The city of Clay and the Clay Historical Society held a dedication ceremony for the new Wear Cemetery fence Saturday morning.
The veterans’ cemetery is named after Samuel Wear, who fought at King’s Mountain in the Revolutionary War when he was 14 years old.
More than 50 people met at Clay United Methodist Church and were shuttled by bus to the cemetery. Among the participants were Mayor Ed McGuffie, Clay City Council members, and Sen. Slade Blackwell’s executive assistant Michael Ciamarra.
Several descendants of the Wear family, including some members of the Daughters of the American Revolution, were also in attendance.
“We had a lot of families there that descended from the Wear family,” Clay City Councilwoman and Historical Society Trustee Jackie Hambrick said. “That was very significant. I know there were three DAR members there that attended. They have also been very active in preserving the cemetery and promoting and supporting it.”
The Clay Historical Society raised $3,500 at a citywide auction last year to put toward the purchase of the $8,000 fence for the cemetery. McGuffie and the city council agreed to have the city pay the remaining balance.
During the dedication, the society presented McGuffie with a framed plaque, which included a picture of Wear and his family. The plaque will be on display at Clay City Hall, Hambrick said.
“Mayor McGuffie has been such a supporter of preserving the history of Clay,” she said.
Wear descendant Ray Clayton and his wife, Vena, donated flowers for the dedication.
“We had beautiful flowers on the gate and we also had a beautiful cross made of flowers that were placed right there beside Samuel Wear’s grave,” Hambrick said.

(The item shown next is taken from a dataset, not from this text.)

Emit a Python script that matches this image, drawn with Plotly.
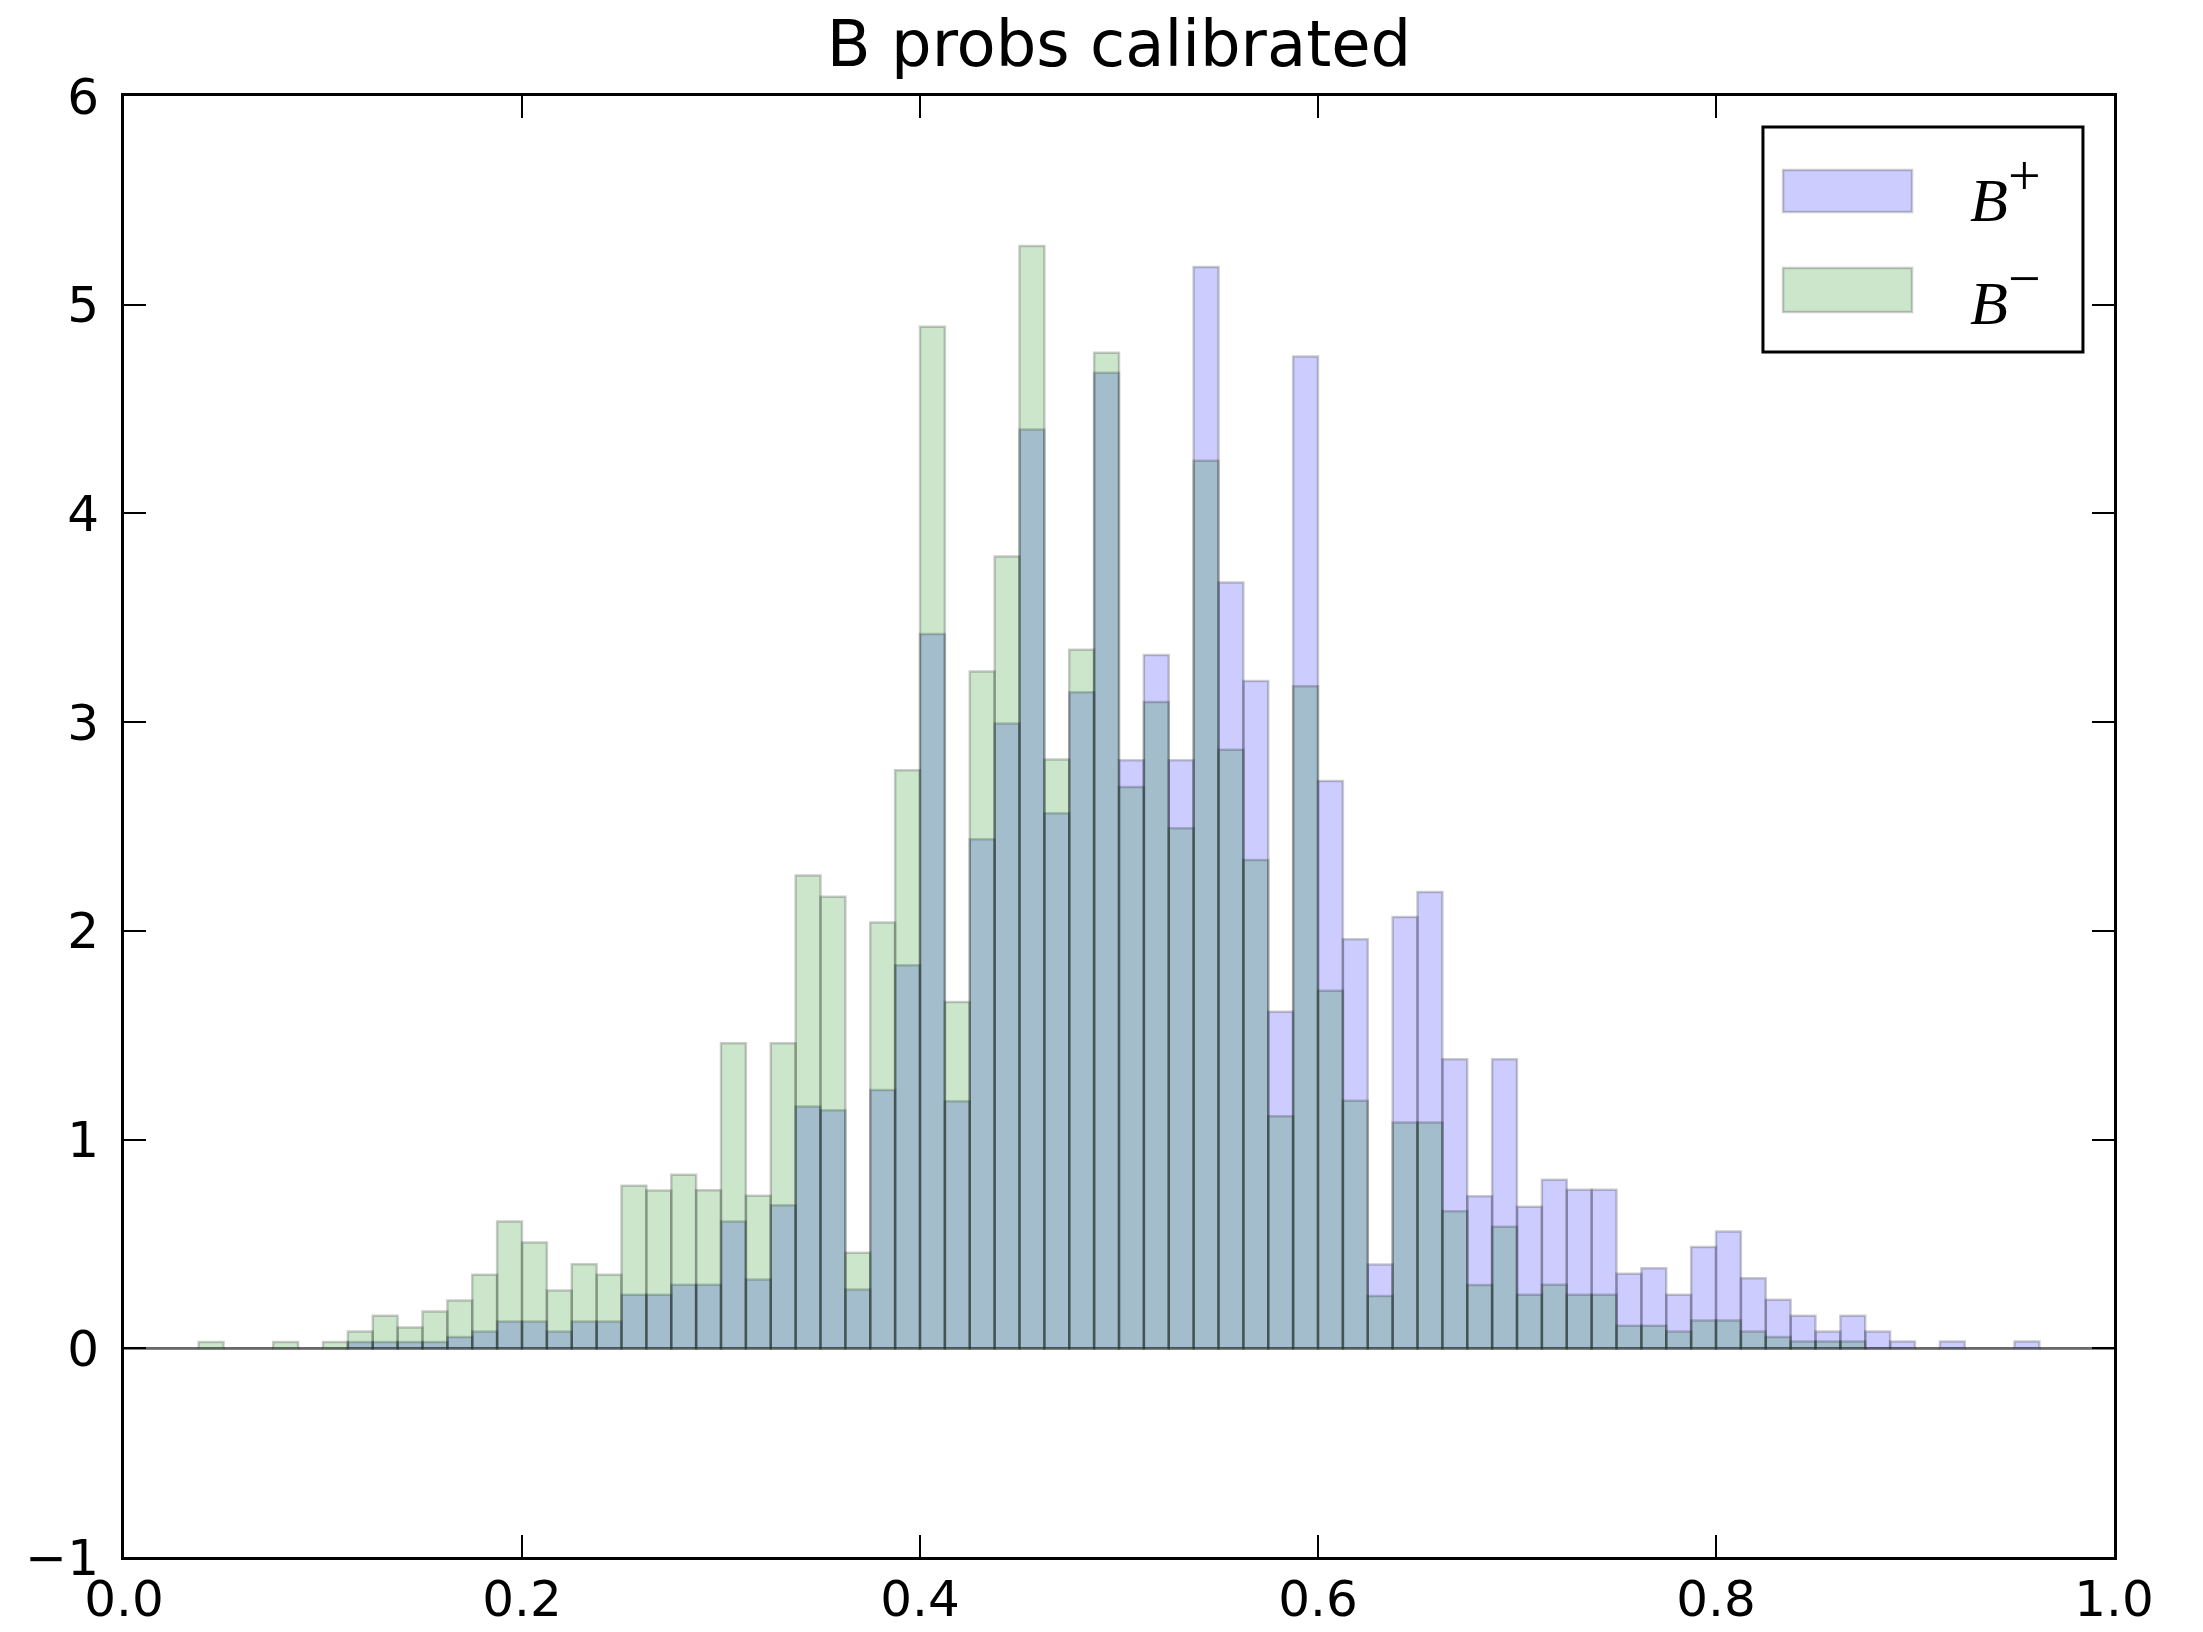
import numpy as np
import plotly.graph_objects as go

# Histogram: 80 bins of equal width over [0, 1]
N_BINS = 80
BIN_EDGES = np.linspace(0.0, 1.0, N_BINS + 1)
BIN_CENTERS = (BIN_EDGES[:-1] + BIN_EDGES[1:]) / 2
BIN_WIDTH = BIN_EDGES[1] - BIN_EDGES[0]

# Normalised density per bin
B_PLUS = [
    0, 0, 0, 0, 0, 0, 0, 0, 0, 0.03,
    0.03, 0.03, 0.03, 0.054, 0.08, 0.128, 0.128, 0.08, 0.128, 0.128,
    0.256, 0.256, 0.304, 0.304, 0.608, 0.329, 0.685, 1.159, 1.14, 0.282,
    1.238, 1.835, 3.422, 1.184, 2.439, 2.993, 4.402, 2.564, 3.143, 4.674,
    2.818, 3.322, 2.818, 5.181, 3.669, 3.197, 1.613, 4.752, 2.718, 1.96,
    0.402, 2.066, 2.186, 1.385, 0.729, 1.385, 0.678, 0.807, 0.759, 0.759,
    0.357, 0.384, 0.256, 0.485, 0.56, 0.336, 0.232, 0.156, 0.08, 0.156,
    0.08, 0.033, 0, 0.033, 0, 0, 0.033, 0, 0, 0,
]
B_MINUS = [
    0, 0, 0, 0.03, 0, 0, 0.03, 0, 0.03, 0.08,
    0.156, 0.10, 0.176, 0.229, 0.352, 0.608, 0.507, 0.277, 0.403, 0.352,
    0.779, 0.756, 0.831, 0.757, 1.462, 0.731, 1.462, 2.265, 2.163, 0.458,
    2.04, 2.769, 4.895, 1.659, 3.243, 3.794, 5.281, 2.821, 3.347, 4.77,
    2.689, 3.097, 2.492, 4.252, 2.868, 2.339, 1.112, 3.172, 1.713, 1.186,
    0.25, 1.082, 1.082, 0.657, 0.303, 0.582, 0.256, 0.304, 0.256, 0.256,
    0.108, 0.108, 0.08, 0.133, 0.133, 0.08, 0.054, 0.033, 0.033, 0.033,
    0, 0, 0, 0, 0, 0, 0, 0, 0, 0,
]

X_TICKS = [0.0, 0.2, 0.4, 0.6, 0.8, 1.0]
X_TICK_TEXT = ["0.0", "0.2", "0.4", "0.6", "0.8", "1.0"]
Y_TICKS = [-1, 0, 1, 2, 3, 4, 5, 6]

TITLE = "B probs calibrated"
LABEL_PLUS = "<i>B</i><sup><span style='font-size:58px'>+</span></sup>"
LABEL_MINUS = "<i>B</i><sup><span style='font-size:58px'>−</span></sup>"

BLUE_FILL = "rgba(0,0,255,0.2)"
GREEN_FILL = "rgba(0,128,0,0.2)"
EDGE = "rgba(0,0,0,0.2)"

fig = go.Figure()
fig.add_trace(go.Bar(x=BIN_CENTERS, y=B_PLUS, width=BIN_WIDTH, name="B+",
                     marker=dict(color=BLUE_FILL, line=dict(color=EDGE, width=2.5)),
                     showlegend=False))
fig.add_trace(go.Bar(x=BIN_CENTERS, y=B_MINUS, width=BIN_WIDTH, name="B-",
                     marker=dict(color=GREEN_FILL, line=dict(color=EDGE, width=2.5)),
                     showlegend=False))

tickfont = dict(family="DejaVu Sans", size=50, color="black")
fig.update_layout(
    width=2203, height=1632,
    margin=dict(l=124, r=89, t=96, b=75),
    barmode="overlay",
    paper_bgcolor="white", plot_bgcolor="white",
    title=dict(text=TITLE, x=0.5, xref="paper", xanchor="center",
               y=1 - 66 / 1632, yref="container", yanchor="bottom",
               font=dict(family="DejaVu Sans", size=64, color="black")),
    xaxis=dict(range=[0, 1], tickvals=X_TICKS, ticktext=X_TICK_TEXT,
               showgrid=False, zeroline=False, showline=True, mirror="ticks",
               linecolor="black", linewidth=3, ticks="inside", ticklen=22,
               tickwidth=2, tickcolor="black", tickfont=tickfont,
               ticklabelstandoff=-4, automargin=False),
    yaxis=dict(range=[-1, 6], tickvals=Y_TICKS,
               showgrid=False, zeroline=True, zerolinecolor="#a3a3a3",
               zerolinewidth=2.5, showline=True, mirror="ticks",
               linecolor="black", linewidth=3, ticks="inside", ticklen=22,
               tickwidth=2, tickcolor="black", tickfont=tickfont,
               ticklabelstandoff=12, automargin=False),
)

# Matplotlib-style legend box drawn with shapes
fig.add_shape(type="rect", xref="paper", yref="paper",
              x0=0.8236, x1=0.9844, y0=0.8248, y1=0.9788,
              line=dict(color="black", width=3), fillcolor="white", layer="above")
fig.add_shape(type="rect", xref="paper", yref="paper",
              x0=0.8337, x1=0.8985, y0=0.9206, y1=0.9493,
              line=dict(color=EDGE, width=2.5), fillcolor=BLUE_FILL, layer="above")
fig.add_shape(type="rect", xref="paper", yref="paper",
              x0=0.8337, x1=0.8985, y0=0.8522, y1=0.8823,
              line=dict(color=EDGE, width=2.5), fillcolor=GREEN_FILL, layer="above")
legend_font = dict(family="Liberation Serif", size=62, color="black")
fig.add_annotation(text=LABEL_PLUS, xref="paper", yref="paper", x=0.9266, y=0.937,
                   xanchor="left", yanchor="middle", showarrow=False, font=legend_font)
fig.add_annotation(text=LABEL_MINUS, xref="paper", yref="paper", x=0.9266, y=0.8659,
                   xanchor="left", yanchor="middle", showarrow=False, font=legend_font)

fig.write_html("out.html")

Ricki Self, the wife of Clay Historical Society President Ron Self, presented the cross that was placed on the grave. She is also a descendant of the Wear family.
Another descendant, Sheryl Stewart, gave a general history of the Wear family and told how they came from Tennessee into Alabama and settled in the Clay area.
“The whole focus of her speech was (that) the faith of these men and women is what brought them to America,” Hambrick said
The members of the Clay Historical Society, along with the Wear descendants, placed single flowers on each grave in the cemetery as well.
“We were not trying to just focus on Samuel Wear, but all the veterans that are buried there,” Hambrick said.